## Problem to solve
Pick out the lines containing "picture".

======== Data extract ========

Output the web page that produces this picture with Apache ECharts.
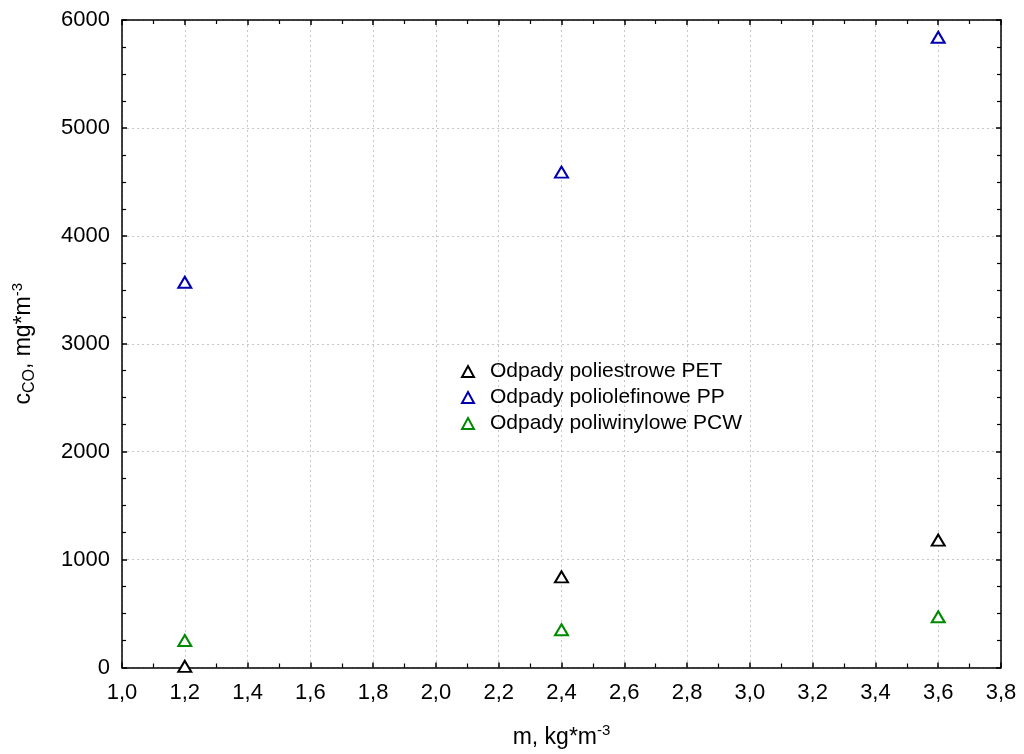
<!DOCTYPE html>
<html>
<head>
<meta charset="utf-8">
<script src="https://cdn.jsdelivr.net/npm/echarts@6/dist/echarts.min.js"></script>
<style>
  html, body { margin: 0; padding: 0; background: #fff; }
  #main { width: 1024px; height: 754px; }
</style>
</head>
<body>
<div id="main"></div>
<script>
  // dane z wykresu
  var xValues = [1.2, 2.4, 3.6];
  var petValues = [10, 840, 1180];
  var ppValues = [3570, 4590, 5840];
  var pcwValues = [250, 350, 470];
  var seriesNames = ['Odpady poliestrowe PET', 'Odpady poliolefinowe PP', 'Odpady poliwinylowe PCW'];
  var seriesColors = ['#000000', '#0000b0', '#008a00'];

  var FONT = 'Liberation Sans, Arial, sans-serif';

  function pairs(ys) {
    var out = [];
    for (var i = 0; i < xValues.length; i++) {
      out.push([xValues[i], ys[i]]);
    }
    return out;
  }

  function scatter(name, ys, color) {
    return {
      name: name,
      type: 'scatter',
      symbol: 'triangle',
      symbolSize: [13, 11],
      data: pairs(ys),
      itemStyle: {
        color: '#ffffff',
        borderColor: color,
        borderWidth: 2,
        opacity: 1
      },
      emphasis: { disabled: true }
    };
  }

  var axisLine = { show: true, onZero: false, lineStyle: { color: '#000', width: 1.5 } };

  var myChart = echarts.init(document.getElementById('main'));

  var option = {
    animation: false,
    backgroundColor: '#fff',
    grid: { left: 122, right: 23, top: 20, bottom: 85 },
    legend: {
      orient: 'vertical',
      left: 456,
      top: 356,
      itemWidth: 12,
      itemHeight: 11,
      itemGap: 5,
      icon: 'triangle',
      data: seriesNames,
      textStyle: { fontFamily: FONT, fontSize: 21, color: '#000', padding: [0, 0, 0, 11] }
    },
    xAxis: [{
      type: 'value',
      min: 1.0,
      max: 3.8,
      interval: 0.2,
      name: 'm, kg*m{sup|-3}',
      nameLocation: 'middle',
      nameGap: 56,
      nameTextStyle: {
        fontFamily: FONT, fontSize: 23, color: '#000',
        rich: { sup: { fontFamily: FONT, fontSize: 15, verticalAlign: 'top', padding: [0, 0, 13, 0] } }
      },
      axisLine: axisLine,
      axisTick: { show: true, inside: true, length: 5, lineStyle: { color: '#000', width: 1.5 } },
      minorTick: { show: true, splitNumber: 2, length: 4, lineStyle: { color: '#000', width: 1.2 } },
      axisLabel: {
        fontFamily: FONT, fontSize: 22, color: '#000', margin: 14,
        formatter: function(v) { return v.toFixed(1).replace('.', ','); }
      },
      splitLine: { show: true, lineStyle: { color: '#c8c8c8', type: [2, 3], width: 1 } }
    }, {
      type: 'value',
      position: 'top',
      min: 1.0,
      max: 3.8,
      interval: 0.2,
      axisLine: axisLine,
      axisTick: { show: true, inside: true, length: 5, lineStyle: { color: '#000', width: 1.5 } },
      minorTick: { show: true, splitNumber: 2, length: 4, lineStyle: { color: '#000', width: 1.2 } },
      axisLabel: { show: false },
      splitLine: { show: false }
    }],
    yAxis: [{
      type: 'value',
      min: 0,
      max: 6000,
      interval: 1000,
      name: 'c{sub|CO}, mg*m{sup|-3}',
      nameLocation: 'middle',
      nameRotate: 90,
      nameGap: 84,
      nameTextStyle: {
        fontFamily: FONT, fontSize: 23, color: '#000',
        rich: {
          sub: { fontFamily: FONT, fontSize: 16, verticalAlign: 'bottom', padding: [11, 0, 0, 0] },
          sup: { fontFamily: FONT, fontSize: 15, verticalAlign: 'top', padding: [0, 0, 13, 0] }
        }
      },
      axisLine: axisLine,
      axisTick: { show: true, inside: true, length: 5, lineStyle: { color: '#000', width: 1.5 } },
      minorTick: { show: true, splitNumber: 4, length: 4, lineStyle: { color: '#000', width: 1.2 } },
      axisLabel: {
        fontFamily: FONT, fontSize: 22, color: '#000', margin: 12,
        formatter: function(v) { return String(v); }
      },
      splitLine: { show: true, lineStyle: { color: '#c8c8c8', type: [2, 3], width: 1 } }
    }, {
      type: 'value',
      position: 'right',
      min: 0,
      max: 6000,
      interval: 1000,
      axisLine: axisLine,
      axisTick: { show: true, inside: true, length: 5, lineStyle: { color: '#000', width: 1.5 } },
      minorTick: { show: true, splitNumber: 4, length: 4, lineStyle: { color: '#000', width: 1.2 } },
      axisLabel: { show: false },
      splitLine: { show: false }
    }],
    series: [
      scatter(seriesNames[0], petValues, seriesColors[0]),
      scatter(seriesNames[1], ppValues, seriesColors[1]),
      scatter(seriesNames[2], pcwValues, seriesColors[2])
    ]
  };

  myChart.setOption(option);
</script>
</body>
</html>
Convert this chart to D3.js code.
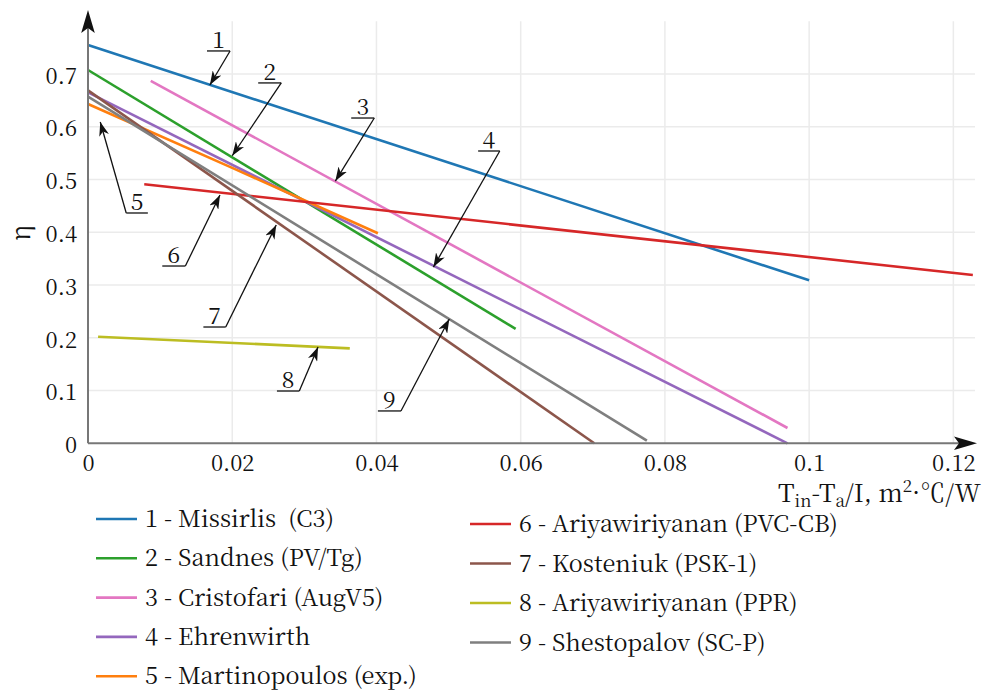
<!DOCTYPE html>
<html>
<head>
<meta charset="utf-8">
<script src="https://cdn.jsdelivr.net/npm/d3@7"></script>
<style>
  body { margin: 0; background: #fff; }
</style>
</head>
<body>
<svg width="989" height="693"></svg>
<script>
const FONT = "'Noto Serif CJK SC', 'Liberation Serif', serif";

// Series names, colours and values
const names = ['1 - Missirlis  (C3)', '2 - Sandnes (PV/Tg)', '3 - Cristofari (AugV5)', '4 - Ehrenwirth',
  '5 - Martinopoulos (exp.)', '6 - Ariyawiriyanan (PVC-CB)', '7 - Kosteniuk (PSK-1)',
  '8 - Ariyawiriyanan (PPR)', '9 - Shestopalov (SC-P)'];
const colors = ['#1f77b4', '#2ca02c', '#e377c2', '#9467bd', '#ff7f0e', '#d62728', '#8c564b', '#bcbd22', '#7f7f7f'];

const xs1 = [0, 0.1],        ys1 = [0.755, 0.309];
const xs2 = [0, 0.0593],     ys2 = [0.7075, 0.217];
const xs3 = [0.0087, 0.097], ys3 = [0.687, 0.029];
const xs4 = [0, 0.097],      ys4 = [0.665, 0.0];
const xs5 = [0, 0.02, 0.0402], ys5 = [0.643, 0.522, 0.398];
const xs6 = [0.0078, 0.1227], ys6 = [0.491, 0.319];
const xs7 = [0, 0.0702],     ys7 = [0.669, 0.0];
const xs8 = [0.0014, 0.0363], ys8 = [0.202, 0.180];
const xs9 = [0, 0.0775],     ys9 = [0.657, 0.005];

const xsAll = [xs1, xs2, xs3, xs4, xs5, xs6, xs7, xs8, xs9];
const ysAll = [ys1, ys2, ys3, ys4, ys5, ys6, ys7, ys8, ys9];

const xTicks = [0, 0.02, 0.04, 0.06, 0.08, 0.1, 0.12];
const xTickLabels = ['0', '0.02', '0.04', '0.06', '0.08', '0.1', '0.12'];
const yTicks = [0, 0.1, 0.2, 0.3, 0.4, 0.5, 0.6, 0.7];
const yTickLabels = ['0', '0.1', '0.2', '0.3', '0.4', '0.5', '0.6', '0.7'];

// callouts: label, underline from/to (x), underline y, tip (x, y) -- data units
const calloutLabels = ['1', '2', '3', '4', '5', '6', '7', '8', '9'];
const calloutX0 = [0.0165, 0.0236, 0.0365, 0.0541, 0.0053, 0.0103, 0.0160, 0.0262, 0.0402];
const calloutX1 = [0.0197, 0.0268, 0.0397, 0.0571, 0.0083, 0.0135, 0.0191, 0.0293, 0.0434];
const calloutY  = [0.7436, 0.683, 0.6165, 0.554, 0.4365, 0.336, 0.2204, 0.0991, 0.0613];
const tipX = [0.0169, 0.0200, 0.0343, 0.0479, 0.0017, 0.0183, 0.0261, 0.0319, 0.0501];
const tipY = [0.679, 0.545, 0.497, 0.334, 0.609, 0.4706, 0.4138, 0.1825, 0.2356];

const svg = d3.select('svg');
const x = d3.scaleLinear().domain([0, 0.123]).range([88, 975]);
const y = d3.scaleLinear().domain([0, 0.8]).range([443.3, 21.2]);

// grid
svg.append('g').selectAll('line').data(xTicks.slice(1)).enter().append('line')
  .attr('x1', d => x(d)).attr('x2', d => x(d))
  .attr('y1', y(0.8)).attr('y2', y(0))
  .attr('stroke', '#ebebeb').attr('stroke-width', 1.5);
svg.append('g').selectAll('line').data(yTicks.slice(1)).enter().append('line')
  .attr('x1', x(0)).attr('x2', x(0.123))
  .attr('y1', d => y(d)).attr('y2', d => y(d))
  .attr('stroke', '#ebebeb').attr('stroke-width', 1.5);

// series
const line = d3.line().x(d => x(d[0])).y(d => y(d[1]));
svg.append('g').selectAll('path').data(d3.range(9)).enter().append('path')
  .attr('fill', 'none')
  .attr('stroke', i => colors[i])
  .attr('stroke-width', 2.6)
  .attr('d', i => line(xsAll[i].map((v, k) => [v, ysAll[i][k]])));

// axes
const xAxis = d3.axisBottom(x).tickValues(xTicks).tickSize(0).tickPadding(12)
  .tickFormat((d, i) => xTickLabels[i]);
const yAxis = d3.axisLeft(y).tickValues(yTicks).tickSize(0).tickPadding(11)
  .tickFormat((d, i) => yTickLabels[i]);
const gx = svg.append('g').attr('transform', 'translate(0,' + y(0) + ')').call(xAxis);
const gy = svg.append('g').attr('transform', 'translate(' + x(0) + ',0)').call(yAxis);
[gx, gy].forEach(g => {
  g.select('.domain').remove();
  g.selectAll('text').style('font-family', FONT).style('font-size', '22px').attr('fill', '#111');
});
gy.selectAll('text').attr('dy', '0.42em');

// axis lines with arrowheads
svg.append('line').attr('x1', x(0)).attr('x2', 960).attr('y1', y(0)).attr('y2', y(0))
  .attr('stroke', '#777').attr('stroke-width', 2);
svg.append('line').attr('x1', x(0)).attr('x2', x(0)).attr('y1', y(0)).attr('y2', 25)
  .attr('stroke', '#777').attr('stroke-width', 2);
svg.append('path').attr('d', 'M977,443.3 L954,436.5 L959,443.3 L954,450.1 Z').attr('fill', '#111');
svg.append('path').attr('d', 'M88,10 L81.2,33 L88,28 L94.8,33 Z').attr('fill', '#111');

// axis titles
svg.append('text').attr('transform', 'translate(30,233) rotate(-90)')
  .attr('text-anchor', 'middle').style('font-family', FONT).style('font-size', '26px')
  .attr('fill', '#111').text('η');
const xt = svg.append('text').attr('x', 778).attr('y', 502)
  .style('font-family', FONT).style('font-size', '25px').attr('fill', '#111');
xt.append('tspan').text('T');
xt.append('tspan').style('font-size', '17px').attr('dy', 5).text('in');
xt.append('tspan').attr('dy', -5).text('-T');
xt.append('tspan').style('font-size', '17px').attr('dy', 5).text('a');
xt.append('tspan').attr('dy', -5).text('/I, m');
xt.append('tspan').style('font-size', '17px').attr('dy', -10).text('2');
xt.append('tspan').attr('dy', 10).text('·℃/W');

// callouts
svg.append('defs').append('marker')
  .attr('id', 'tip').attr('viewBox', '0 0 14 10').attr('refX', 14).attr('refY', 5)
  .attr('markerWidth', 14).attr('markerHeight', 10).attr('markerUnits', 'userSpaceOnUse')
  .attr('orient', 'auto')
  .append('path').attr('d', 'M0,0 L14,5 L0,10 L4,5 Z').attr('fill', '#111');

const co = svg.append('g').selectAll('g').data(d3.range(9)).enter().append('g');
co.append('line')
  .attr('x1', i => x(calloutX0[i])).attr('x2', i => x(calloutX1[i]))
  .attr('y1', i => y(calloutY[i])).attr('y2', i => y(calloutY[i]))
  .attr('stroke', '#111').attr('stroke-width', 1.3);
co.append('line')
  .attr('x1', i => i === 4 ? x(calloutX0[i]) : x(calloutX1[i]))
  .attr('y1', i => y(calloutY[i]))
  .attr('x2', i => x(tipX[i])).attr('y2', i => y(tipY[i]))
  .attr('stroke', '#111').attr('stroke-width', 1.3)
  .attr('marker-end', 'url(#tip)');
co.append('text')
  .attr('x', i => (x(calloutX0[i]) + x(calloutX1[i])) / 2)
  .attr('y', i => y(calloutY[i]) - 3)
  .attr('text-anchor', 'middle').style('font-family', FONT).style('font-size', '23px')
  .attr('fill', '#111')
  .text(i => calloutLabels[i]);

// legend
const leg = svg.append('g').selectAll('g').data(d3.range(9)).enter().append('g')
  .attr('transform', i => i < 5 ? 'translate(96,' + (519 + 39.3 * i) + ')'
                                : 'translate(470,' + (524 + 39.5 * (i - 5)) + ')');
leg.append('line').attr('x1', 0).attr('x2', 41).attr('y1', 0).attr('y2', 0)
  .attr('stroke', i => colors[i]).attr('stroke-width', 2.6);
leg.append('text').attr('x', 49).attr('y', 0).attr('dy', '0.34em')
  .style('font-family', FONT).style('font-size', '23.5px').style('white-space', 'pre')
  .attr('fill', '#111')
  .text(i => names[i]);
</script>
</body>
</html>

========

## Exercise answer
Output the web page that produces this picture with Apache ECharts.

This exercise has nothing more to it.